Meski sudah lama lulus dan jarang mampir, hubungan baik antarteman dan para guru tetap terjalin baik. Salah satunya berkat keberadaan media sosial sebagai ruang interaksi.
Ketika akhirnya bisa masuk lagi ke dalam area SMP, lewat rangkaian adegan dalam film Budi Pekerti, memori yang sudah tersimpan selama kurang lebih 15 tahun itu langsung berputar seperti sebuah rekaman video.
Ruangan aula, halaman tengah, kantor guru, koridor kelas di lantai bawah, perpustakaan, sampai kolam ikan di area toilet lantai satu (yang jadi tempat Gora berendam mencari "inspirasi" di film Budi Pekerti), bahkan gaya mengucapkan salam (dari murid ke Guru) semuanya masih relatif mirip seperti dulu.
Nuansa nostalgia itu semakin lengkap, karena Pak Estu dan Bu Wiwit ternyata juga ikut bermain di film Budi Pekerti.
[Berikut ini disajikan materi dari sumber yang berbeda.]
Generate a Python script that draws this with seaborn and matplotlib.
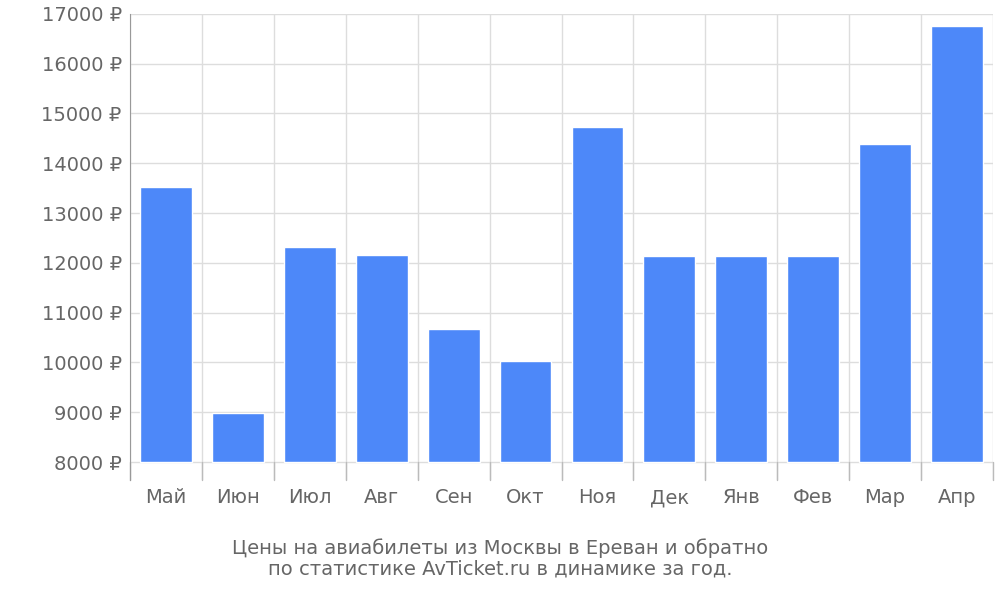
import matplotlib
matplotlib.use("Agg")
import matplotlib.pyplot as plt
import seaborn as sns
import pandas as pd

months = ["Май", "Июн", "Июл", "Авг", "Сен", "Окт", "Ноя", "Дек", "Янв", "Фев", "Мар", "Апр"]
prices = [13520, 8990, 12320, 12150, 10670, 10020, 14720, 12140, 12140, 12140, 14380, 16760]
yticks = list(range(8000, 17001, 1000))
base = 8000

sns.set_style("white")
plt.rcParams['font.family'] = ['DejaVu Sans']
fig = plt.figure(figsize=(10, 6), dpi=100)
ax = fig.add_axes([0.13, 0.2, 0.863, 0.777])
df = pd.DataFrame({"m": months, "p": prices})
sns.barplot(data=df, x="m", y="p", color="#4d88f9", saturation=1, width=0.72, ax=ax, zorder=3)
for patch, v in zip(ax.patches, prices):
    patch.set_y(base)
    patch.set_height(v - base)
ax.set_ylim(7640, 17000)
ax.set_xlim(-0.5, len(months) - 0.5)
ax.set_yticks(yticks)
ax.set_yticklabels([f"{t} ₽" for t in yticks])
ax.set_xticks(range(len(months)))
ax.set_xticklabels(months)
for t in yticks:
    ax.axhline(t, color="#dddddd", lw=1, zorder=1)
for i in range(len(months) + 1):
    ax.axvline(i - 0.5, color="#dddddd", lw=1, zorder=1)
    ax.plot([i - 0.5, i - 0.5], [7640, base], color="#bbbbbb", lw=1, zorder=2, clip_on=False)
ax.tick_params(axis="both", length=0, labelsize=14, labelcolor="#666666", pad=6)
for s in ["top", "right", "bottom"]:
    ax.spines[s].set_visible(False)
ax.spines["left"].set_color("#999999")
ax.set_xlabel("")
ax.set_ylabel("")
fig.text(0.5, 0.07, "Цены на авиабилеты из Москвы в Ереван и обратно\nпо статистике AvTicket.ru в динамике за год.",
         ha="center", va="center", fontsize=14, color="#666666", linespacing=1.1)
fig.savefig("out.png")
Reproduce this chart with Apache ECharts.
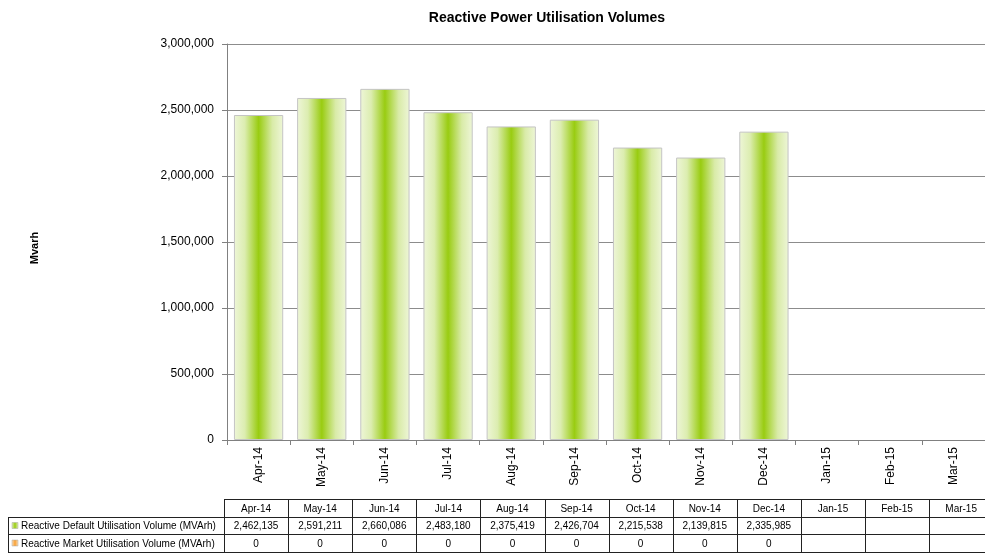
<!DOCTYPE html>
<html><head><meta charset="utf-8">
<script src="https://cdn.jsdelivr.net/npm/echarts@6/dist/echarts.min.js"></script>
<style>html,body{margin:0;padding:0;background:#fff}#c{width:985px;height:557px}</style>
</head><body><div id="c"></div>
<script>
var categories = ['Apr-14','May-14','Jun-14','Jul-14','Aug-14','Sep-14','Oct-14','Nov-14','Dec-14','Jan-15','Feb-15','Mar-15'];
var defaultVolume = [2462135,2591211,2660086,2483180,2375419,2426704,2215538,2139815,2335985,null,null,null];
var marketVolume = [0,0,0,0,0,0,0,0,0,null,null,null];
var seriesNames = ['Reactive Default Utilisation Volume (MVArh)','Reactive Market Utilisation Volume (MVArh)'];
var yTicks = {min:0, max:3000000, interval:500000};
var titleText = 'Reactive Power Utilisation Volumes';
var yName = 'Mvarh';

var FONT = 'Liberation Sans, Arial, sans-serif';
var chart = echarts.init(document.getElementById('c'), null, {renderer:'canvas'});
function fmt(v){ return v==null ? '' : v.toLocaleString('en-US'); }

var barGrad = new echarts.graphic.LinearGradient(0,0,1,0,[
  {offset:0, color:'#eef6d8'},
  {offset:0.22, color:'#dcedb0'},
  {offset:0.5, color:'#99cc11'},
  {offset:0.78, color:'#d9eba8'},
  {offset:1, color:'#eef6d8'}
]);

// table graphics
var tblLeft = 224, colW = 64.1, labelLeft = 8;
var rowY = [499, 517, 534, 552];
var tableRight = tblLeft + colW*categories.length;
var g = [];
var lineStyle = {stroke:'#222', lineWidth:1};
function hline(x1,x2,y){ g.push({type:'line', shape:{x1:x1,y1:y+0.5,x2:x2,y2:y+0.5}, style:lineStyle, silent:true}); }
function vline(x,y1,y2){ g.push({type:'line', shape:{x1:Math.round(x)+0.5,y1:y1,x2:Math.round(x)+0.5,y2:y2}, style:lineStyle, silent:true}); }
hline(tblLeft, tableRight, rowY[0]);
hline(labelLeft, tableRight, rowY[1]);
hline(labelLeft, tableRight, rowY[2]);
hline(labelLeft, tableRight, rowY[3]);
vline(labelLeft, rowY[1], rowY[3]);
for (var i=0;i<=categories.length;i++) vline(tblLeft+i*colW, rowY[0], rowY[3]);
var rows = [defaultVolume, marketVolume];
for (var i=0;i<categories.length;i++){
  var cx = tblLeft + (i+0.5)*colW;
  g.push({type:'text', x:cx, y:(rowY[0]+rowY[1])/2+1, style:{text:categories[i], font:'10px '+FONT, fill:'#000', align:'center', verticalAlign:'middle'}, silent:true});
  for (var r=0;r<2;r++){
    g.push({type:'text', x:cx, y:(rowY[r+1]+rowY[r+2])/2+1, style:{text:fmt(rows[r][i]), font:'10px '+FONT, fill:'#000', align:'center', verticalAlign:'middle'}, silent:true});
  }
}
var swatch = [
  new echarts.graphic.LinearGradient(0,0,1,0,[{offset:0,color:'#e3f0bd'},{offset:0.5,color:'#99cc11'},{offset:1,color:'#e3f0bd'}]),
  new echarts.graphic.LinearGradient(0,0,1,0,[{offset:0,color:'#fde3c0'},{offset:0.5,color:'#f7a035'},{offset:1,color:'#fde3c0'}])
];
for (var r=0;r<2;r++){
  var cy = (rowY[r+1]+rowY[r+2])/2;
  g.push({type:'rect', shape:{x:12, y:cy-3, width:6, height:6}, style:{fill:swatch[r], stroke:'#aaa', lineWidth:0.5}, silent:true});
  g.push({type:'text', x:21, y:cy+1, style:{text:seriesNames[r], font:'10px '+FONT, fill:'#000', align:'left', verticalAlign:'middle'}, silent:true});
}
g.push({type:'text', x:35, y:248, rotation:Math.PI/2, style:{text:yName, font:'bold 11px '+FONT, fill:'#000', align:'center', verticalAlign:'middle'}, silent:true});

chart.setOption({
  animation:false,
  backgroundColor:'#fff',
  title:{text:titleText, left:542, top:6, textAlign:'center', textStyle:{fontFamily:FONT, fontSize:14, fontWeight:'bold', color:'#000'}},
  grid:{left:227, top:44, bottom:117, right:-8, containLabel:false},
  xAxis:{type:'category', data:categories,
    axisLine:{lineStyle:{color:'#808080', width:1}},
    axisTick:{show:true, alignWithLabel:false, length:5, lineStyle:{color:'#808080'}},
    axisLabel:{rotate:90, interval:0, margin:7, fontFamily:FONT, fontSize:12, color:'#000'}
  },
  yAxis:{type:'value', min:yTicks.min, max:yTicks.max, interval:yTicks.interval,
    axisLine:{show:true, lineStyle:{color:'#808080'}},
    axisTick:{show:true, length:5, lineStyle:{color:'#808080'}},
    splitLine:{lineStyle:{color:'#8c8c8c', width:1}},
    axisLabel:{margin:13, fontFamily:FONT, fontSize:12, color:'#000', formatter:function(v){return fmt(v);}}
  },
  series:[{
    name:seriesNames[0], type:'bar', data:defaultVolume, barCategoryGap:'22%',
    itemStyle:{color:barGrad, borderColor:'#c4c4c4', borderWidth:1}
  }],
  graphic:g
});
</script></body></html>
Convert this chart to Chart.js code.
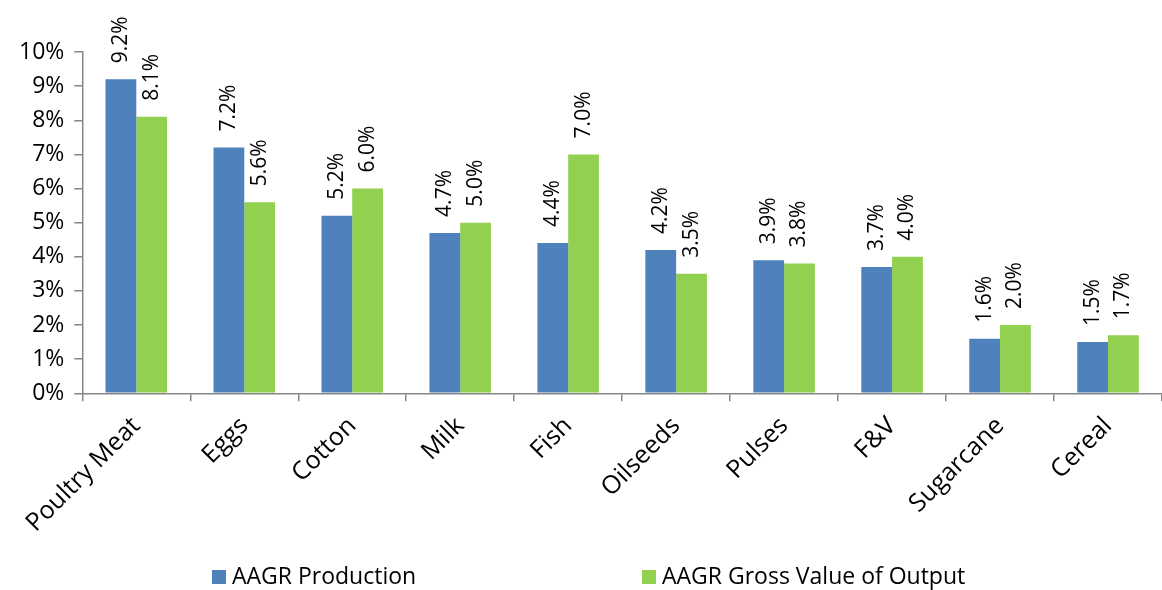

Bedanya, Bu Wiwit kali ini berperan sebagai guru mata pelajaran biologi, sementara Pak Estu berperan sebagai guru mata pelajaran sejarah.
Familiaritas yang ada di dalamnya juga semakin sempurna, karena Wregas Bhanuteja, sang sutradara, juga adalah alumni SMP Stella Duce 1 Yogyakarta (lulus tahun 2007) yang sudah pasti mampu memaksimalkan latar tempat secara natural.
Dengan berbagai situasi unik yang melatarbelakanginya, nonton film Budi Pekerti menjadi satu momen unik buat saya, karena berawal dari ajakan Guru semasa sekolah, yang ternyata ikut bermain di film tersebut.
Diluar urusan nostalgia, film yang masuk dalam 17 kategori nominasi di Festival Film Indonesia 2023 ini juga menjadi satu medium refleksi menarik.
Memang, film berdurasi 110 menit ini banyak menggunakan situasi kehidupan sehari-hari Bu Prani (Sha Ine Febriyanti) sebagai seorang guru BK.
Tapi, ketika sudut pandang tokoh-tokoh lain ikut dilibatkan, lengkap dengan ragam fenomena kekinian yang ada, Budi Pekerti menjadi sebuah pengingat, betapa ekstrem dinamika masyarakat era media sosial, khususnya di Indonesia.
Media sosial sendiri pada dasarnya adalah sebuah pedang bermata dua. Dengan kata "viral" dan kekuatan netizen sebagai kunci, untung besar, dan rungkad bisa datang dalam sekejap.
Celakanya, itu bisa menjangkau berbagai bidang, bukan hanya pendidikan. Baik pujian maupun hujatan bisa datang sewaktu-waktu, dengan sama-sama memberi efek tak kenal ampun.